The best kind of walks are when you find what you weren’t expecting. Our initial target for the day was a dead pheasant on a road verge in Berwickshire, reportedly ripe with beetle larvae which were to be collected up for the National Museum of Scotland. There was also a dead hare nearby, more road kill, which yielded up some more beetles, but that was all of that kind of work we had stomach for. We set off up the slope above looking for entomological action, but there was nothing much about, the air not yet warm and the birch leaves only just out, the oak still lingering in the bud. Some microscopic flies were spotted, offered to me and rejected – one has one’s limits. Otherwise I caught a March fly, a small muscid in the hope that it might be something else, and a few others for future puzzling. Then, crossing a scree slope a cry alerted me to what I had almost stood on .. an adder, also making the best of the faint-hearted spring weather. I looked less for flies and more at the ground after that.

Next stop was a commercial conifer forest, barren territory itself, though a fringe of bilberry could have yielded green hairstreak butterflies if the sun came out, which it didn’t. A relic of birch and oak woodland on a steeper slope was more interesting, with a pretty day-flying moth (common heath, Ematurga atomaria) which took some effort to catch. Some greylag geese honked in the valley below, and far in the distance a cuckoo called, always a pleasure to hear if you aren’t a meadow pipit. There was little else about, a drab micro moth, a tiny hoverfly (Neoascia tenur), and despite some muscular use of the sweep net on heather, a complete failure to find the larvae of a micro moth that builds a tiny protective case that looks just like the leaves.

Photo Katty Baird

Heading for home, late as usual, there was little hope of finding anything much now, but I kept an eye on the fence posts between the plantation and a tightly cropped sheep field.
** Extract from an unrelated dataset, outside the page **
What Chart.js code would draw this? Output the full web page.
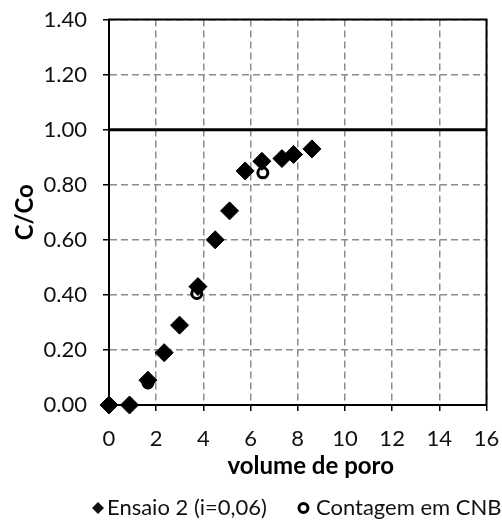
<!DOCTYPE html>
<html>
<head>
<meta charset="utf-8">
<script src="https://cdn.jsdelivr.net/npm/chart.js@4.4.1/dist/chart.umd.min.js"></script>
<style>
  html, body { margin: 0; padding: 0; background: #fff; }
  #wrap { width: 502px; height: 526px; }
</style>
</head>
<body>
<div id="wrap"><canvas id="breakthrough" width="502" height="526"></canvas></div>
<script>
// volume de poro vs C/Co
var ensaioX = [0, 0.87, 1.65, 2.34, 2.99, 3.77, 4.5, 5.11, 5.77, 6.48, 7.33, 7.82, 8.6];
var ensaioY = [0, 0, 0.09, 0.19, 0.29, 0.43, 0.6, 0.705, 0.85, 0.885, 0.895, 0.91, 0.93];

var contagemX = [1.65, 3.72, 6.52];
var contagemY = [0.08, 0.405, 0.843];

var refX = [0, 16];
var refY = [1, 1];

var labelEnsaio = "Ensaio 2 (i=0,06)";
var labelContagem = "Contagem em CNB";
var xTitle = "volume de poro";
var yTitle = "C/Co";

var fontFamily = "Lato, 'Open Sans', sans-serif";

function pairs(xs, ys) {
    var out = [];
    for (var i = 0; i < xs.length; i++) out.push({x: xs[i], y: ys[i]});
    return out;
}

var datumEnsaio = {
    label: labelEnsaio,
    data: pairs(ensaioX, ensaioY),
    showLine: false,
    pointStyle: 'rectRot',
    pointRadius: 9,
    pointHoverRadius: 9,
    pointBackgroundColor: "#000",
    pointBorderColor: "#000",
    pointBorderWidth: 1,
    clip: false
};

var datumContagem = {
    label: labelContagem,
    data: pairs(contagemX, contagemY),
    showLine: false,
    pointStyle: 'circle',
    pointRadius: 5,
    pointHoverRadius: 5,
    pointBackgroundColor: "#fff",
    pointBorderColor: "#000",
    pointBorderWidth: 3,
    clip: false
};

var datumRef = {
    label: "ref",
    data: pairs(refX, refY),
    showLine: true,
    borderColor: "#000",
    borderWidth: 3,
    pointRadius: 0,
    clip: false
};

// frame round the plot area, drawn under the points
var framePlugin = {
    id: 'frame',
    beforeDatasetsDraw: function(chart) {
        var a = chart.chartArea, ctx = chart.ctx;
        ctx.save();
        ctx.strokeStyle = "#000";
        ctx.lineWidth = 2;
        ctx.strokeRect(a.left, a.top, a.right - a.left, a.bottom - a.top);
        ctx.restore();
    }
};

// x title sits a little right of centre in the original, so draw it here
var xTitlePlugin = {
    id: 'xTitle',
    afterDraw: function(chart) {
        var ctx = chart.ctx, a = chart.chartArea;
        ctx.save();
        ctx.font = "bold 24px " + fontFamily;
        ctx.textAlign = "center";
        ctx.textBaseline = "middle";
        ctx.fillStyle = "#000";
        ctx.fillText(xTitle, (a.left + a.right) / 2 + 13, a.bottom + 61);
        ctx.restore();
    }
};

// legend drawn by hand so spacing can follow the original
var legendPlugin = {
    id: 'handLegend',
    afterDraw: function(chart) {
        var ctx = chart.ctx, a = chart.chartArea;
        var y = 508;
        ctx.save();
        ctx.font = "22px " + fontFamily;
        ctx.textBaseline = "middle";
        ctx.fillStyle = "#111";
        var w1 = ctx.measureText(labelEnsaio).width;
        var w2 = ctx.measureText(labelContagem).width;
        var gapDiamond = 15, gapCircle = 19, gapItem = 30;
        var total = gapDiamond + w1 + gapItem + gapCircle + w2;
        var x = (a.left + a.right) / 2 - 1 - total / 2;
        // diamond
        ctx.beginPath();
        ctx.moveTo(x, y);
        ctx.lineTo(x + 6, y - 6);
        ctx.lineTo(x + 12, y);
        ctx.lineTo(x + 6, y + 6);
        ctx.closePath();
        ctx.fill();
        ctx.fillText(labelEnsaio, x + gapDiamond, y);
        x += gapDiamond + w1 + gapItem;
        // open circle
        ctx.beginPath();
        ctx.arc(x + 6.5, y, 4.5, 0, Math.PI * 2);
        ctx.lineWidth = 3;
        ctx.strokeStyle = "#000";
        ctx.stroke();
        ctx.fillText(labelContagem, x + gapCircle, y);
        ctx.restore();
    }
};

var gridOpts = {
    color: "#8c8c8c",
    lineWidth: 1.5,
    borderDash: [7, 4],
    tickColor: "#000",
    tickLength: 6,
    tickWidth: 1.5,
    tickBorderDash: [1, 0]
};

var chart = new Chart(document.getElementById("breakthrough"), {
    type: 'scatter',
    data: { datasets: [datumEnsaio, datumContagem, datumRef] },
    options: {
        responsive: false,
        animation: false,
        layout: { autoPadding: false, padding: { top: 19.5, right: 15.5, bottom: 41, left: 0 } },
        plugins: {
            legend: { display: false },
            tooltip: { enabled: false }
        },
        scales: {
            x: {
                type: 'linear',
                min: 0, max: 16,
                afterFit: function(s) { s.height = 80; s.paddingLeft = 0; s.paddingRight = 0; },
                ticks: {
                    stepSize: 2,
                    padding: 15,
                    color: "#111",
                    font: { family: fontFamily, size: 22 }
                },
                grid: gridOpts,
                border: { display: true, color: "rgba(0,0,0,0)", dash: [7, 4] },
                title: { display: false }
            },
            y: {
                type: 'linear',
                min: 0, max: 1.4,
                afterFit: function(s) { s.width = 109; s.paddingTop = 0; s.paddingBottom = 0; },
                ticks: {
                    stepSize: 0.2,
                    padding: 16,
                    color: "#111",
                    font: { family: fontFamily, size: 22 },
                    callback: function(v) { return v.toFixed(2); }
                },
                grid: gridOpts,
                border: { display: true, color: "rgba(0,0,0,0)", dash: [7, 4] },
                title: {
                    display: true,
                    text: yTitle,
                    color: "#000",
                    padding: { top: 11, bottom: 0 },
                    font: { family: fontFamily, size: 24, weight: 'bold' }
                }
            }
        }
    },
    plugins: [framePlugin, xTitlePlugin, legendPlugin]
});
</script>
</body>
</html>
Where there isn’t much else to land on, a fence post can provide a warm, sheltered spot for a beleaguered insect. A couple of flies looked interesting and were expertly potted, but the star was a sharply marked micro moth with perky antennae, Esperia sulphurella, giving a tropical flavour to a distinctly Scottish landscape. Then, for no good reason, we detoured into a ride in the plantation and flushed a barn owl from its roost or nest high up in one of the trees.
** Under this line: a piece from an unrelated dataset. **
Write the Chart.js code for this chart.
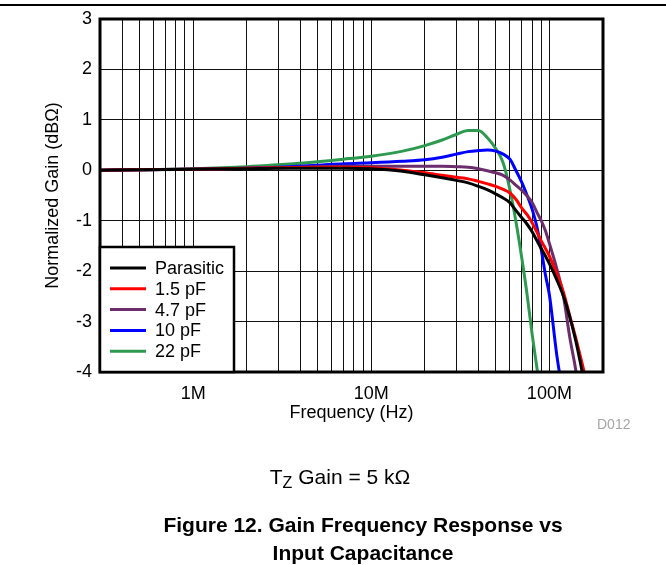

The final surprise for the day was the discovery that amongst the fence post flies was an Empididae – a very stylish fly with its oversized wings, eyes that cover almost the whole of the head, outstretched antennae and stilleto proboscis. These are predators that catch and suck dry even smaller flies. Some species wrap up their prey in silk and present it to their chosen female as a prelude to mating. Who says flies are boring!

19. Bibionidae – nomenclature

Last week I tagged along with a fellow blogger (Rediscovering the moths of Whittingehame) to the Entomology collection of the National Museums of Scotland, no longer at the handy downtown Chambers Street Museum, but now kept in distant Granton. After a couple of hours working as a dogsbody, fetching trays of moths, counting them up and looking for any with “A.B.B” (Alice Blanche Balfour) on their label, I took up the offer from Ashleigh Whiffin, the Assistant curator, to show me some of the much more interesting fly collection. First I asked to see Volucella zonaria – the mystical hoverfly of my youth whose image taunted me from the front cover of Flies of the British Isles – and there it was, bigger and brighter than I had imagined.

My next choice was to see the trays for Bibionidae – March flies – since I had caught one a few days before and had a key to the family, and wanted to check that my identification was along the right lines. These are familiar flies of spring, mostly black and bristly and my kind of family with only 18 British species to decide between. It is a completely different experience going through a key when you can look at specimens with contrasting characters – so that it was easy to see that my fly was in the genus Bibio and not Dilophus in which the front tibia has a no-nonsense set of spikes at the tip. Some species in Bibio are very large or with bright red legs, all of which tended to confirm my identification as this one being Bibio johannis, a common Spring species in lowland Scotland.

But, my feeling of satisfaction at having identified a March fly was short lived. One of the volunteers told me that they weren’t actually March flies, but St Mark’s flies, the reason being that they appeared around St Mark’s day (25th April). That name and the explanation for it was confirmed by Flies of the British Isles, while the internet told me that in Australia, March flies are notorious biters and members of the family Tabanidae. Had I been calling them the wrong name all these years having misheard “St Mark’s” as “March”, just as for a long time I thought that one of the choruses in Handel’s Messiah was “A wee black sheep” (“All we like sheep have gone astray”). Or even better, was it like Dave Allen’s innocent boyhood improvement on the burial service “In the name of the Father, and the Son and in the hole he goes.” To my relief however, bibionids are known as March flies in America, and so I can blame my mixed parentage for my confusion – and the first sightings of Bibio johannis can be March – so everyone was right!